Written by Chris Hopkins | Apr 1, 2026 7:29:59 AM

For many banks, collections has become harder to simplify at the exact moment it’s becoming more important to get right.

The operating environment is more demanding. Portfolios are growing. Product sets are broader. Digital expectations are higher. Regulatory scrutiny is tighter. And for many established banks, collections still sits across a mix of legacy systems, manual workarounds, external partners, and disconnected customer data. That creates friction where banks can least afford it.

In a more complex banking environment, collections has to become earlier, smarter, and more connected to the full customer relationship rather than just reactive.

Complexity is showing up before accounts even reach arrears

For years, many banks could rely on relatively stable portfolio conditions and acceptable collections performance without having to fully modernize the underlying operating model. But that cushion is getting thinner.

As lending expands across retail, SME, mortgage, and specialist portfolios, risk becomes harder to read. Early signs of financial stress are spread across channels, products, and behaviors. A missed payment is often the point where the bank has already lost time, context, and options. That’s the real collections challenge for banks today.
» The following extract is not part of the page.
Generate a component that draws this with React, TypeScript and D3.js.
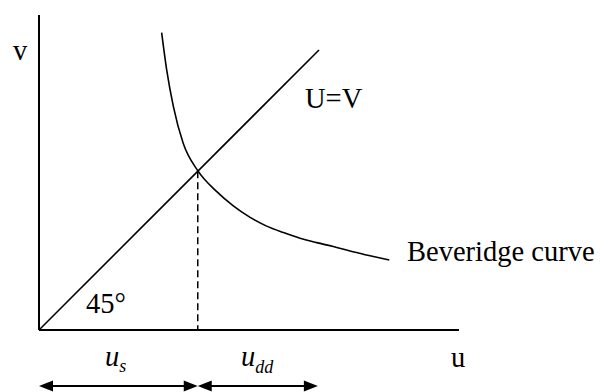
import React from "react";
import * as d3 from "d3";

// Beveridge curve points (u, v)
const curveU = [4.38, 4.56, 4.8, 5.15, 5.67, 6.35, 6.94, 7.54, 8.13, 8.73, 9.32, 9.92, 10.51, 11.11, 11.7, 12.51];
const curveV = [10.62, 9.29, 7.98, 6.67, 5.69, 4.94, 4.43, 4.02, 3.71, 3.48, 3.28, 3.12, 2.98, 2.82, 2.68, 2.5];

// 45 degree line U=V
const diagU = [0, 10];

// equilibrium u and span of the bottom arrows
const uStar = 5.67;
const arrowSpans = [
  [0, uStar],
  [uStar, 9.96],
];
const arrowV = -2;

const width = 600;
const height = 392;

const x = d3.scaleLinear().domain([0, 15]).range([39, 459]);
const y = d3.scaleLinear().domain([0, 11.25]).range([330, 15]);

const font = "'Liberation Serif', 'Times New Roman', serif";

const App = () => {
  const line = d3
    .line<[number, number]>()
    .x((d) => x(d[0]))
    .y((d) => y(d[1]));

  const bev = line.curve(d3.curveMonotoneX)(
    curveU.map((u, i) => [u, curveV[i]] as [number, number])
  );
  const diag = d3.line<number>().x((d) => x(d)).y((d) => y(d))(diagU);

  const head = (px: number, py: number, dir: number) => {
    const len = 14;
    const half = 5.5;
    return `M${px},${py}L${px - dir * len},${py - half}L${px - dir * len},${py + half}Z`;
  };

  return (
    <svg
      width={width}
      height={height}
      style={{ position: "absolute", left: 0, top: 0, background: "#fff" }}
    >
      {/* axes */}
      <line x1={x(0)} x2={x(0)} y1={y(0)} y2={y(11.25)} stroke="#000" strokeWidth={2} />
      <line x1={x(0)} x2={x(15)} y1={y(0)} y2={y(0)} stroke="#000" strokeWidth={2} />

      <path d={diag || ""} fill="none" stroke="#000" strokeWidth={1.6} />
      <path d={bev || ""} fill="none" stroke="#000" strokeWidth={1.6} />

      <line
        x1={x(uStar)}
        x2={x(uStar)}
        y1={y(uStar)}
        y2={y(0)}
        stroke="#000"
        strokeWidth={1.5}
        strokeDasharray="7,4"
      />

      {arrowSpans.map(([a, b], i) => (
        <g key={i}>
          <line x1={x(a) + 10} x2={x(b) - 10} y1={y(arrowV)} y2={y(arrowV)} stroke="#000" strokeWidth={2} />
          <path d={head(x(a), y(arrowV), -1)} fill="#000" />
          <path d={head(x(b), y(arrowV), 1)} fill="#000" />
        </g>
      ))}

      <g fontFamily={font} fontSize={28.5} fill="#000">
        <text x={13} y={60}>v</text>
        <text x={305} y={108}>U=V</text>
        <text x={407} y={261}>Beveridge curve</text>
        <text x={86} y={313}>45°</text>
        <text x={451} y={367}>u</text>
        <text x={105} y={366} fontStyle="italic">
          u<tspan fontSize={18} dy={6}>s</tspan>
        </text>
        <text x={241} y={366} fontStyle="italic">
          u<tspan fontSize={18} dy={7}>dd</tspan>
        </text>
      </g>
    </svg>
  );
};

export default App;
Teams need to manage delinquent accounts more efficiently, detect risk sooner, act consistently across a fragmented environment, and support customers before financial strain turns into deeper arrears.

The pain points compound each other rather than being isolated

In banking, collections issues rarely appear one at a time. A bank may already have reasonable collections strategies in place, but those strategies start to break down when growth, complexity, and customer expectations move faster than the operating model. What looks like a workflow issue is often a visibility issue. What looks like a staffing issue is often a segmentation issue. What looks like a customer engagement issue is often a decisioning issue upstream.

A few pressure points keep surfacing.

First, early warning capabilities often aren’t mature enough for the level of complexity banks now manage. Many institutions still struggle to connect behavioral signals, account activity, and changing customer circumstances into a clear pre-delinquency strategy. That leaves teams intervening later than they should and with fewer constructive options.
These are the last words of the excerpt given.